Una de ellas me explica que primero dejan secar al sol las hojas de la palma, las extienden. Las tiñen con achote o el zumo de la fruta de jagua. Luego tejen con la técnica de cestería por enrollamiento. “Se demora. Ese pequeño –dice mientras señala un jarrón sin terminar– tiene dos meses. Es que como ella tiene el bebé, se demora más”, me explica.

Ellas siempre están con sus bebés. Los llevan en brazos. Los dejan en el suelo mientras realizan sus labores. Antes, iban con ellos y otras mujeres a los cultivos para “rozar la caña y cocinar la caña miel”, pero ya no pueden hacerlo. Temen encontrarse con hombres armados en el monte.

Las tareas del hogar: limpiar, cocinar y cuidar los hijos recaen sobre las mujeres. El feminismo es un proceso que llega lento a la comunidad Wounaam, donde, según dicen los mayores, el hombre es el que manda. Pero en algunos cabildos ya se habla de gobernadoras y en otros han elegido a mujeres como secretarias y tesoreras.

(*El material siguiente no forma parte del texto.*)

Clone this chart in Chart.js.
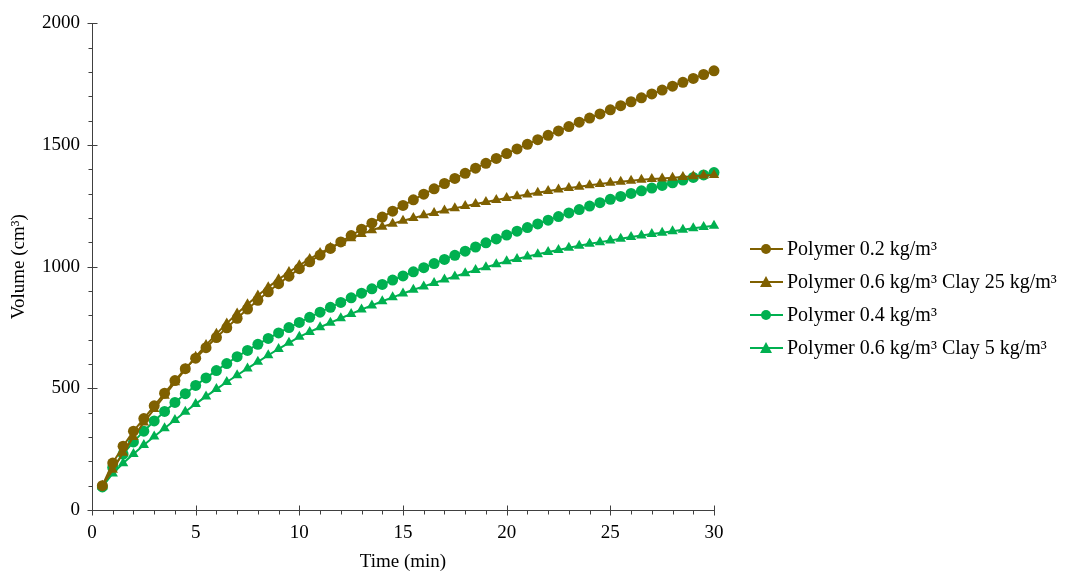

Durante dos días y medio recorrimos las poblaciones del San Juan. Hablamos con indígenas y afro. Vi, de cerca, la realidad de un pedazo de Colombia que aún vive en guerra. Conocí la tierra de la que me hablaban los desplazados que había entrevistado en Buenaventura, encerrados en un coliseo. Comprobé que, pese a la guerra y al dolor, los Wounaan y los afro son unos sobrevivientes.

Y mientras en la mañana del miércoles la lancha recorría el San Juan para regresar a Buenaventura, en Aguaclara , por un micrófono anunciaban un tiro de esquina para la selección de Chachajo. “Ahí está el segundo para la selección de Chachajo”.